Po zakończeniu postępowania arbitrażowego pomiędzy PGNiG a Gazpromem przed Trybunałem Sztokholmskim, dotyczącego m.in. obniżki cen gazu, w listopadzie 2013 r. Prezes NIK Krzysztof Kwiatkowski polecił sprawdzić czy przesłanki, które zdecydowały o nadaniu Informacji klauzuli niejawności mają trwały charakter, czy też ustały (zgodę na odtajnienie musieliby wyrazić autorzy dokumentów źródłowych (m.in. Ministerstwo Gospodarki), z których dane do swego raportu NIK pozyskała w czasie kontroli). Kontrolowane podmioty (ministrowie: gospodarki oraz spraw zagranicznych, szef KPRM oraz prezes PGNiG), nie wyraziły wówczas zgody na zdjęcie klauzul niejawności z przedmiotowych dokumentów. Zgodę taką wyraził jedynie prezes Urzędu Regulacji Energetyki. Informacje o zdjęciu klauzul z tych dokumentów nie zostały przekazane do NIK także w latach 2014-2017.
27 lutego 2017 r. pełnomocnik rządu ds. strategicznej infrastruktury energetycznej Piotr Naimski zwrócił się do NIK o zdjęcie klauzuli „zastrzeżone” z Informacji o wynikach kontroli zawierania umów gazowych oraz realizacji inwestycji – terminal LNG w Świnoujściu. W świetle przepisów ustawy o ochronie informacji niejawnych Prezes NIK zobligowany był odmówić tej prośbie. Jednocześnie prezes NIK wskazał, że odtajnienie dokumentów wytworzonych w NIK w związku z przedmiotową kontrolą wymagałoby uprzedniego zniesienia klauzuli tajności przez podmioty, które nadały poszczególnym dokumentom źródłowym klauzulę tajności (w tym następcę prawnego Ministra Gospodarki, a także Szefa Kancelarii Prezesa Rady Ministrów).
„Kwestia zniesienia klauzuli tajności z powyższego dokumentu była od ponad roku przedmiotem korespondencji pomiędzy prezesem NIK a organami administracji rządowej. W marcu 2017 r. NIK przekazała zainteresowanym podmiotom wykaz dokumentów źródłowych, których odtajnienie warunkowało zniesienie klauzuli tajności z samej Informacji. W toku trwającej korespondencji prezes NIK był informowany o znoszeniu, przez Prezesa Rady Ministrów, szefa KPRM bądź ministra energii (następcy prawnego ministra gospodarki) klauzul tajności z konkretnych, uprzednio wskazywanych, dokumentów źródłowych. Decydujące pisma w tej sprawie wpłynęły do NIK w maju i w czerwcu 2018 r”. – czytamy w materiale.

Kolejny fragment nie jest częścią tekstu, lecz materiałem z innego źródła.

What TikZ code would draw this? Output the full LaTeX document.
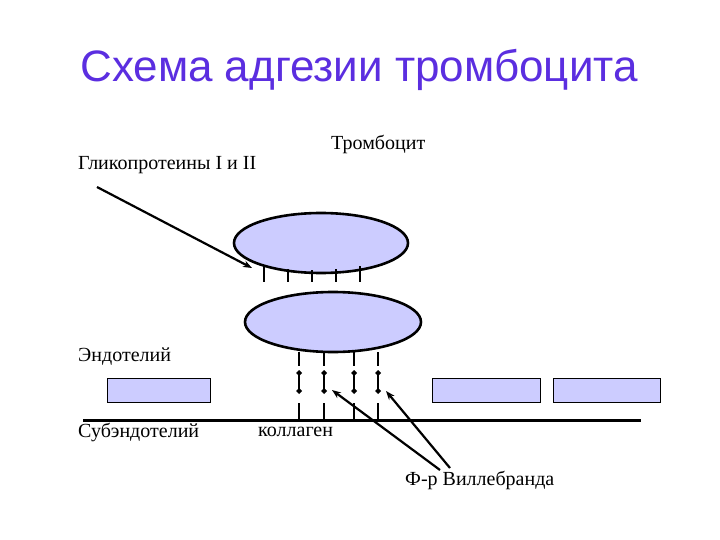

Po dokonaniu końcowej analizy dokumentacji, wobec ustania ustawowych przesłanek ochrony jako dokumentu niejawnego Informacji o wynikach kontroli zawierania umów gazowych oraz realizacji inwestycji – terminal LNG w Świnoujściu, prezes NIK podjął decyzję o zdjęciu klauzuli zastrzeżone z tego dokumentu.